**TASK PROMPT:**
Look at the data below and print exactly the lines from its first line through the line with "const dkkSig = [[3, 4, '**'], [3, 5, '**']];"; the pictures stay out of the copy.
--- PROVIDED RECORDS ---
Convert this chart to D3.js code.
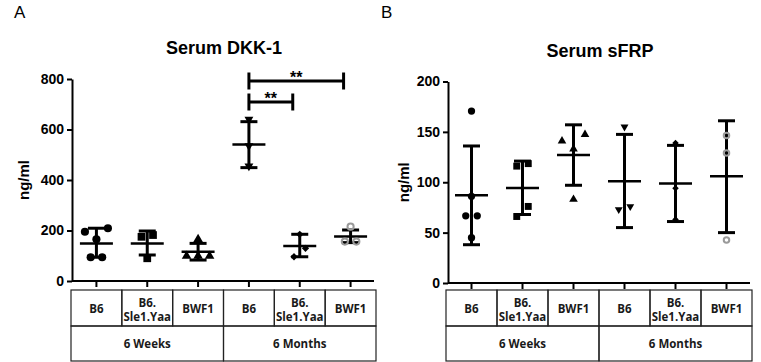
<!DOCTYPE html>
<html>
<head>
<meta charset="utf-8">
<script src="https://cdn.jsdelivr.net/npm/d3@7/dist/d3.min.js"></script>
<style>
  html, body { margin: 0; padding: 0; background: #fff; }
  svg { display: block; font-family: "Liberation Sans", Arial, sans-serif; }
</style>
</head>
<body>
<svg id="chart" width="761" height="362"></svg>
<script>
// categories ('|' marks a line break in the table)
const strains = ['B6', 'B6.|Sle1.Yaa', 'BWF1'];
const ages = ['6 Weeks', '6 Months'];
const groups = ['B6 6w', 'Sle1.Yaa 6w', 'BWF1 6w', 'B6 6m', 'Sle1.Yaa 6m', 'BWF1 6m'];

// Serum DKK-1 (ng/ml)
const dkkPoints = [
  [209, 195, 165, 94, 94],
  [182, 175, 90],
  [165, 99, 99, 99],
  [640, 535, 455],
  [185, 129.5, 96],
  [215, 156, 156]
];
const dkkMean = [149, 149, 116, 541, 139, 176];
const dkkLow = [94, 103, 83, 449, 96, 152];
const dkkHigh = [209, 198, 149, 631, 185, 202];
const dkkTicks = [0, 200, 400, 600, 800];
// significance brackets: [from group, to group, label]
const dkkSig = [[3, 4, '**'], [3, 5, '**']];

// Serum sFRP (ng/ml)
const sfrpPoints = [
  [170.6, 86, 66.7, 66.7, 45],
  [118.5, 116, 76, 66],
  [147.5, 141, 133, 83],
  [155, 76, 73],
  [139, 94, 63],
  [146.5, 129, 42.6]
];
const sfrpMean = [87, 94.4, 127, 101, 98.7, 106];
const sfrpLow = [38, 68, 97, 55, 61, 50];
const sfrpHigh = [136, 121, 157, 147.5, 136.6, 161];
const sfrpTicks = [0, 50, 100, 150, 200];

const svg = d3.select('#chart');
svg.append('rect').attr('width', 761).attr('height', 362).attr('fill', '#fff');

// marker per group
const markers = [
  { type: d3.symbolCircle, size: 52, rot: 0, fill: '#000' },
  { type: d3.symbolSquare, size: 60, rot: 0, fill: '#000' },
  { type: d3.symbolTriangle, size: 40, rot: 0, fill: '#000' },
  { type: d3.symbolTriangle, size: 34, rot: 180, fill: '#000' },
  { type: d3.symbolDiamond2, size: 34, rot: 0, fill: '#000' },
  { type: d3.symbolCircle, size: 30, rot: 0, fill: 'none', stroke: '#9a9a9a' }
];

// rows of near-equal values get spread sideways (lowest value in the middle)
function dodge(values, y, gap, step) {
  const order = values.map((v, i) => i).sort((a, b) => values[a] - values[b]);
  const offsets = new Array(values.length).fill(0);
  const rows = [];
  order.forEach((i, k) => {
    if (k > 0 && Math.abs(y(values[i]) - y(values[order[k - 1]])) < gap) rows[rows.length - 1].push(i);
    else rows.push([i]);
  });
  rows.forEach(row => {
    const n = row.length;
    row.forEach((i, k) => {
      let off;
      if (n % 2) off = k === 0 ? 0 : Math.ceil(k / 2) * step * (k % 2 ? -1 : 1);
      else off = (Math.floor(k / 2) + 0.5) * step * (k % 2 ? 1 : -1);
      offsets[i] = off;
    });
  });
  return offsets;
}

function drawPanel(o) {
  const x = d3.scaleBand().domain(groups).range([o.x0, o.x1]);
  const y = d3.scaleLinear().domain([0, o.max]).range([o.yBottom, o.yTop]);
  const cx = i => x(groups[i]) + x.bandwidth() / 2;
  const g = svg.append('g');

  // panel letter + title
  svg.append('text')
    .attr('x', o.letterX).attr('y', 18)
    .attr('font-size', '17px')
    .text(o.letter);

  svg.append('text')
    .attr('x', (o.axisX + o.x1) / 2).attr('y', o.titleY)
    .attr('text-anchor', 'middle')
    .attr('font-size', '18px').attr('font-weight', 'bold')
    .text(o.title);

  // Y axis
  const yAxis = g.append('g')
    .attr('transform', `translate(${o.axisX},0)`)
    .call(d3.axisLeft(y).tickValues(o.ticks).tickSize(5).tickSizeOuter(0).tickPadding(3));
  yAxis.select('.domain').attr('stroke-width', 2);
  yAxis.selectAll('.tick line').attr('stroke-width', 2);
  yAxis.selectAll('.tick text')
    .attr('font-family', '"Liberation Sans", Arial, sans-serif')
    .attr('font-size', '14px').attr('font-weight', 'bold').attr('fill', '#000');

  g.append('text')
    .attr('transform', 'rotate(-90)')
    .attr('x', -(o.yTop + o.yBottom) / 2)
    .attr('y', o.labelX)
    .attr('text-anchor', 'middle')
    .attr('dominant-baseline', 'middle')
    .attr('font-size', '15px').attr('font-weight', 'bold')
    .text('ng/ml');

  // X axis
  g.append('line')
    .attr('x1', o.axisX).attr('x2', o.x1 - 2)
    .attr('y1', y(0)).attr('y2', y(0))
    .attr('stroke', '#000').attr('stroke-width', 2);
  const xAxis = g.append('g')
    .attr('transform', `translate(0,${y(0)})`)
    .call(d3.axisBottom(x).tickSize(6).tickSizeOuter(0).tickFormat(''));
  xAxis.select('.domain').remove();
  xAxis.selectAll('.tick line').attr('stroke-width', 2);

  // error bars + mean
  groups.forEach((name, i) => {
    const bar = g.append('g').attr('stroke', '#000');
    bar.append('line')
      .attr('x1', cx(i)).attr('x2', cx(i))
      .attr('y1', y(o.low[i])).attr('y2', y(o.high[i]))
      .attr('stroke-width', 3);
    [o.low[i], o.high[i]].forEach(v => {
      bar.append('line')
        .attr('x1', cx(i) - 8.5).attr('x2', cx(i) + 8.5)
        .attr('y1', y(v)).attr('y2', y(v))
        .attr('stroke-width', 3);
    });
    bar.append('line')
      .attr('x1', cx(i) - 16.5).attr('x2', cx(i) + 16.5)
      .attr('y1', y(o.mean[i])).attr('y2', y(o.mean[i]))
      .attr('stroke-width', 2.5);
  });

  // points
  groups.forEach((name, i) => {
    const m = markers[i];
    const offs = dodge(o.points[i], y, 10.5, 11.5);
    const sym = d3.symbol().type(m.type).size(m.size * o.scale);
    g.selectAll(null)
      .data(o.points[i])
      .join('path')
      .attr('d', sym)
      .attr('transform', (d, k) => `translate(${cx(i) + offs[k]},${y(d)}) rotate(${m.rot})`)
      .attr('fill', m.fill)
      .attr('stroke', m.stroke || 'none')
      .attr('stroke-width', m.stroke ? 2 : 0);
  });

  // significance brackets
  (o.sig || []).forEach(([a, b, label], k) => {
    const yy = o.sigY[k];
    const xa = cx(a), xb = cx(b) - 7;
    const br = g.append('g').attr('stroke', '#000').attr('stroke-width', 3);
    br.append('line').attr('x1', xa).attr('x2', xb).attr('y1', yy).attr('y2', yy);
    br.append('line').attr('x1', xa).attr('x2', xa).attr('y1', yy - 8.5).attr('y2', yy + 8.5);
    br.append('line').attr('x1', xb).attr('x2', xb).attr('y1', yy - 8.5).attr('y2', yy + 8.5);
    g.append('text')
      .attr('x', (xa + xb) / 2).attr('y', yy + 2)
      .attr('text-anchor', 'middle')
      .attr('font-size', '16px').attr('font-weight', 'bold')
      .text(label);
  });

  // category table
  const top = 290, r1 = 36, r2 = 35;
  const t = svg.append('g')
    .attr('font-family', '"Open Sans", Lato, sans-serif')
    .attr('font-weight', 'bold').attr('font-size', '11.5px')
    .attr('fill', '#1a1a1a');
  groups.forEach((name, i) => {
    t.append('rect')
      .attr('x', x(name)).attr('y', top)
      .attr('width', x.bandwidth()).attr('height', r1)
      .attr('fill', 'none').attr('stroke', '#222').attr('stroke-width', 1.2);
    const lines = strains[i % 3].split('|');
    lines.forEach((s, k) => {
      t.append('text')
        .attr('x', cx(i))
        .attr('y', lines.length === 1 ? top + 23 : top + 17 + k * 14)
        .attr('text-anchor', 'middle')
        .text(s);
    });
  });
  ages.forEach((a, j) => {
    const xa = x(groups[j * 3]);
    const w = x.bandwidth() * 3;
    t.append('rect')
      .attr('x', xa).attr('y', top + r1)
      .attr('width', w).attr('height', r2)
      .attr('fill', 'none').attr('stroke', '#222').attr('stroke-width', 1.2);
    t.append('text')
      .attr('x', xa + w / 2).attr('y', top + r1 + 22)
      .attr('text-anchor', 'middle')
      .text(a);
  });
}

drawPanel({
  letter: 'A', letterX: 14, title: 'Serum DKK-1', titleY: 54,
  x0: 71, x1: 376, axisX: 72, yTop: 79, yBottom: 281, labelX: 25,
  max: 800, ticks: dkkTicks, scale: 1,
  points: dkkPoints, mean: dkkMean, low: dkkLow, high: dkkHigh,
  sig: dkkSig, sigY: [102, 81]
});

drawPanel({
  letter: 'B', letterX: 381, title: 'Serum sFRP', titleY: 57,
  x0: 446, x1: 752, axisX: 448, yTop: 81.5, yBottom: 283, labelX: 405,
  max: 200, ticks: sfrpTicks, scale: 0.8,
  points: sfrpPoints, mean: sfrpMean, low: sfrpLow, high: sfrpHigh
});
</script>
</body>
</html>
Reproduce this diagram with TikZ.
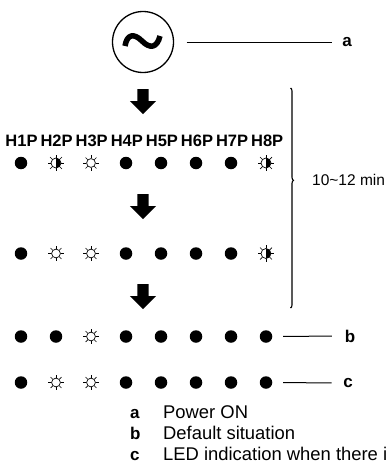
---
**RESPONSE TO THIS EXERCISE:**
Convert this chart to D3.js code.
<!DOCTYPE html>
<html>
<head>
<meta charset="utf-8">
<script src="https://cdn.jsdelivr.net/npm/d3@7/dist/d3.min.js"></script>
<style>
  html, body { margin: 0; padding: 0; background: #fff; }
  svg { display: block; font-family: "Liberation Sans", Arial, sans-serif; }
</style>
</head>
<body>
<svg id="chart" width="761" height="362"></svg>
<script>
// categories ('|' marks a line break in the table)
const strains = ['B6', 'B6.|Sle1.Yaa', 'BWF1'];
const ages = ['6 Weeks', '6 Months'];
const groups = ['B6 6w', 'Sle1.Yaa 6w', 'BWF1 6w', 'B6 6m', 'Sle1.Yaa 6m', 'BWF1 6m'];

// Serum DKK-1 (ng/ml)
const dkkPoints = [
  [209, 195, 165, 94, 94],
  [182, 175, 90],
  [165, 99, 99, 99],
  [640, 535, 455],
  [185, 129.5, 96],
  [215, 156, 156]
];
const dkkMean = [149, 149, 116, 541, 139, 176];
const dkkLow = [94, 103, 83, 449, 96, 152];
const dkkHigh = [209, 198, 149, 631, 185, 202];
const dkkTicks = [0, 200, 400, 600, 800];
// significance brackets: [from group, to group, label]
const dkkSig = [[3, 4, '**'], [3, 5, '**']];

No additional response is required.